►

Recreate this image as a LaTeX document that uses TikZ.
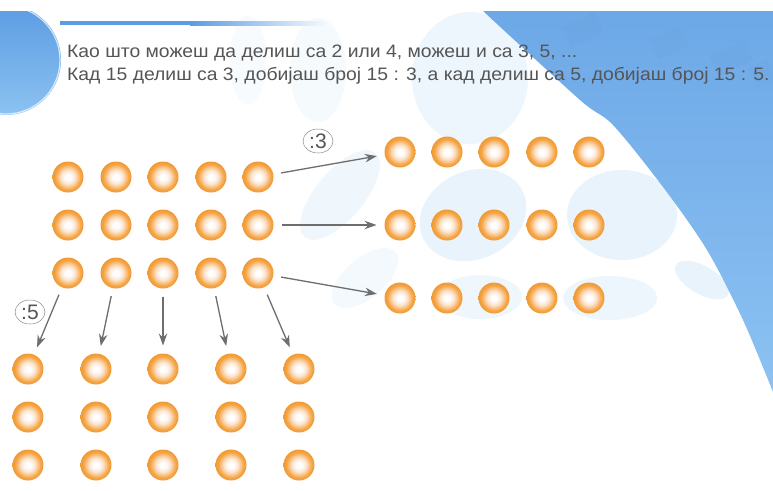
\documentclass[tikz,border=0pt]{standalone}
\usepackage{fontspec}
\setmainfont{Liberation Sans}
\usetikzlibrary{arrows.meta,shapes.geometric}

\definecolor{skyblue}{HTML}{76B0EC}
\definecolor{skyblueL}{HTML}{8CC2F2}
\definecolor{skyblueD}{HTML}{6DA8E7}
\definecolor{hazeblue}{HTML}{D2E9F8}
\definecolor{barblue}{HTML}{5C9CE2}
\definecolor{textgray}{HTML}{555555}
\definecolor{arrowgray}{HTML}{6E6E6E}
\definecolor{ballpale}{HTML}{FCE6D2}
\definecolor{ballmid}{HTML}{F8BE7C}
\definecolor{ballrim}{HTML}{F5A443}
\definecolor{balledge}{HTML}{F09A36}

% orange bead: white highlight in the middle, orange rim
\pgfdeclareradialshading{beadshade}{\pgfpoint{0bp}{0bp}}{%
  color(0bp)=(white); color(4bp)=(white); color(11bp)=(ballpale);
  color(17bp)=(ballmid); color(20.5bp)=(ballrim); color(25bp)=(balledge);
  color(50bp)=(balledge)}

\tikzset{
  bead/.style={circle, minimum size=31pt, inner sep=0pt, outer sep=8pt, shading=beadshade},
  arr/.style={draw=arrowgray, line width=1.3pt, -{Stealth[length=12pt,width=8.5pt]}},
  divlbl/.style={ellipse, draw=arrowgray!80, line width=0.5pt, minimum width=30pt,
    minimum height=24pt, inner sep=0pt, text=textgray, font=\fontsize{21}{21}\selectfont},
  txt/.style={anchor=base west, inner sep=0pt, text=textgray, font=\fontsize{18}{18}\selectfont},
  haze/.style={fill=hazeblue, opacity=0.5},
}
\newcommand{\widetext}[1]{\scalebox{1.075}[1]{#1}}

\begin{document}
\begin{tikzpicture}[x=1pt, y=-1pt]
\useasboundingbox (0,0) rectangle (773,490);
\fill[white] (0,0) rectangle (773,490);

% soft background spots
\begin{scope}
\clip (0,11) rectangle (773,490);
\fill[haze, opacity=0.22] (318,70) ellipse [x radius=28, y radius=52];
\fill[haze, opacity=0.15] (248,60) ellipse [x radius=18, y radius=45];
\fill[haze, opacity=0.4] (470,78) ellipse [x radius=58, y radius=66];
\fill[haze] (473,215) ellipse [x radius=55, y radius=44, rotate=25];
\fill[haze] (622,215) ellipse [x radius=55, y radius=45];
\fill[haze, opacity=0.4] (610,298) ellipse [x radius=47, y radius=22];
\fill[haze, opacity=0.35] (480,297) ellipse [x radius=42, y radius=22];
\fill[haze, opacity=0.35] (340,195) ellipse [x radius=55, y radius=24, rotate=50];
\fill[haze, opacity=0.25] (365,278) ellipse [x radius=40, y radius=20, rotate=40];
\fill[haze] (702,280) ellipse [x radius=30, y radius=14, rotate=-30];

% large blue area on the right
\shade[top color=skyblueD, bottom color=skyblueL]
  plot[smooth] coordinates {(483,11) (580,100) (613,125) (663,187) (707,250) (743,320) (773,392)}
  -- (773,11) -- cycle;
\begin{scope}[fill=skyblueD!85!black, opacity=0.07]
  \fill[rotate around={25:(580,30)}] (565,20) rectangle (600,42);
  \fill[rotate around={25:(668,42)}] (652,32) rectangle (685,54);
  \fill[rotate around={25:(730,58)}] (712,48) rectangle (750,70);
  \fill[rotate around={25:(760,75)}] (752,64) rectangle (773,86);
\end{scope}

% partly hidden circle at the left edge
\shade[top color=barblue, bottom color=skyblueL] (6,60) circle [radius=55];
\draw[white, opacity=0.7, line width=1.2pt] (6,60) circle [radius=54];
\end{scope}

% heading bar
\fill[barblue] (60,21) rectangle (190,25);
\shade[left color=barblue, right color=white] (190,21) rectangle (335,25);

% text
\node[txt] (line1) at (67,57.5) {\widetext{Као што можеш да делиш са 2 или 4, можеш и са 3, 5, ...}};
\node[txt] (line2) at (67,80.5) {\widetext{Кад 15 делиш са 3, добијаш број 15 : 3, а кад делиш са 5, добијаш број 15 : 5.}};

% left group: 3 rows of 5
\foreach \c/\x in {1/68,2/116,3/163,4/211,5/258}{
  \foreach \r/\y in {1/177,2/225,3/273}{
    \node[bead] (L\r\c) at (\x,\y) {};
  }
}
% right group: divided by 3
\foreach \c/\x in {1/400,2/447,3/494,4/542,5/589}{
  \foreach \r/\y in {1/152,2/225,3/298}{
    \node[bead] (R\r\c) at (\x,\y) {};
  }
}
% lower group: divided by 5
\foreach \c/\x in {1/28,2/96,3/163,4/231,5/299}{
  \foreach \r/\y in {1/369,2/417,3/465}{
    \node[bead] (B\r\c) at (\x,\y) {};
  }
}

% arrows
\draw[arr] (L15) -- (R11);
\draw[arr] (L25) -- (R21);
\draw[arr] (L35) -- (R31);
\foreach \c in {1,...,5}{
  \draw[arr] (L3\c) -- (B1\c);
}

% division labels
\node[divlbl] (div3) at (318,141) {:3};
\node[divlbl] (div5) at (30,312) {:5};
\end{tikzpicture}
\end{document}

◄

Repeat all of the data above word for word, minus the pictures.

Recreate this image as a LaTeX document that uses TikZ.
\documentclass[tikz,border=0pt]{standalone}
\usepackage{fontspec}
\setmainfont{Liberation Sans}
\usetikzlibrary{arrows.meta,shapes.geometric}

\definecolor{skyblue}{HTML}{76B0EC}
\definecolor{skyblueL}{HTML}{8CC2F2}
\definecolor{skyblueD}{HTML}{6DA8E7}
\definecolor{hazeblue}{HTML}{D2E9F8}
\definecolor{barblue}{HTML}{5C9CE2}
\definecolor{textgray}{HTML}{555555}
\definecolor{arrowgray}{HTML}{6E6E6E}
\definecolor{ballpale}{HTML}{FCE6D2}
\definecolor{ballmid}{HTML}{F8BE7C}
\definecolor{ballrim}{HTML}{F5A443}
\definecolor{balledge}{HTML}{F09A36}

% orange bead: white highlight in the middle, orange rim
\pgfdeclareradialshading{beadshade}{\pgfpoint{0bp}{0bp}}{%
  color(0bp)=(white); color(4bp)=(white); color(11bp)=(ballpale);
  color(17bp)=(ballmid); color(20.5bp)=(ballrim); color(25bp)=(balledge);
  color(50bp)=(balledge)}

\tikzset{
  bead/.style={circle, minimum size=31pt, inner sep=0pt, outer sep=8pt, shading=beadshade},
  arr/.style={draw=arrowgray, line width=1.3pt, -{Stealth[length=12pt,width=8.5pt]}},
  divlbl/.style={ellipse, draw=arrowgray!80, line width=0.5pt, minimum width=30pt,
    minimum height=24pt, inner sep=0pt, text=textgray, font=\fontsize{21}{21}\selectfont},
  txt/.style={anchor=base west, inner sep=0pt, text=textgray, font=\fontsize{18}{18}\selectfont},
  haze/.style={fill=hazeblue, opacity=0.5},
}
\newcommand{\widetext}[1]{\scalebox{1.075}[1]{#1}}

\begin{document}
\begin{tikzpicture}[x=1pt, y=-1pt]
\useasboundingbox (0,0) rectangle (773,490);
\fill[white] (0,0) rectangle (773,490);

% soft background spots
\begin{scope}
\clip (0,11) rectangle (773,490);
\fill[haze, opacity=0.22] (318,70) ellipse [x radius=28, y radius=52];
\fill[haze, opacity=0.15] (248,60) ellipse [x radius=18, y radius=45];
\fill[haze, opacity=0.4] (470,78) ellipse [x radius=58, y radius=66];
\fill[haze] (473,215) ellipse [x radius=55, y radius=44, rotate=25];
\fill[haze] (622,215) ellipse [x radius=55, y radius=45];
\fill[haze, opacity=0.4] (610,298) ellipse [x radius=47, y radius=22];
\fill[haze, opacity=0.35] (480,297) ellipse [x radius=42, y radius=22];
\fill[haze, opacity=0.35] (340,195) ellipse [x radius=55, y radius=24, rotate=50];
\fill[haze, opacity=0.25] (365,278) ellipse [x radius=40, y radius=20, rotate=40];
\fill[haze] (702,280) ellipse [x radius=30, y radius=14, rotate=-30];

% large blue area on the right
\shade[top color=skyblueD, bottom color=skyblueL]
  plot[smooth] coordinates {(483,11) (580,100) (613,125) (663,187) (707,250) (743,320) (773,392)}
  -- (773,11) -- cycle;
\begin{scope}[fill=skyblueD!85!black, opacity=0.07]
  \fill[rotate around={25:(580,30)}] (565,20) rectangle (600,42);
  \fill[rotate around={25:(668,42)}] (652,32) rectangle (685,54);
  \fill[rotate around={25:(730,58)}] (712,48) rectangle (750,70);
  \fill[rotate around={25:(760,75)}] (752,64) rectangle (773,86);
\end{scope}

% partly hidden circle at the left edge
\shade[top color=barblue, bottom color=skyblueL] (6,60) circle [radius=55];
\draw[white, opacity=0.7, line width=1.2pt] (6,60) circle [radius=54];
\end{scope}

% heading bar
\fill[barblue] (60,21) rectangle (190,25);
\shade[left color=barblue, right color=white] (190,21) rectangle (335,25);

% text
\node[txt] (line1) at (67,57.5) {\widetext{Као што можеш да делиш са 2 или 4, можеш и са 3, 5, ...}};
\node[txt] (line2) at (67,80.5) {\widetext{Кад 15 делиш са 3, добијаш број 15 : 3, а кад делиш са 5, добијаш број 15 : 5.}};

% left group: 3 rows of 5
\foreach \c/\x in {1/68,2/116,3/163,4/211,5/258}{
  \foreach \r/\y in {1/177,2/225,3/273}{
    \node[bead] (L\r\c) at (\x,\y) {};
  }
}
% right group: divided by 3
\foreach \c/\x in {1/400,2/447,3/494,4/542,5/589}{
  \foreach \r/\y in {1/152,2/225,3/298}{
    \node[bead] (R\r\c) at (\x,\y) {};
  }
}
% lower group: divided by 5
\foreach \c/\x in {1/28,2/96,3/163,4/231,5/299}{
  \foreach \r/\y in {1/369,2/417,3/465}{
    \node[bead] (B\r\c) at (\x,\y) {};
  }
}

% arrows
\draw[arr] (L15) -- (R11);
\draw[arr] (L25) -- (R21);
\draw[arr] (L35) -- (R31);
\foreach \c in {1,...,5}{
  \draw[arr] (L3\c) -- (B1\c);
}

% division labels
\node[divlbl] (div3) at (318,141) {:3};
\node[divlbl] (div5) at (30,312) {:5};
\end{tikzpicture}
\end{document}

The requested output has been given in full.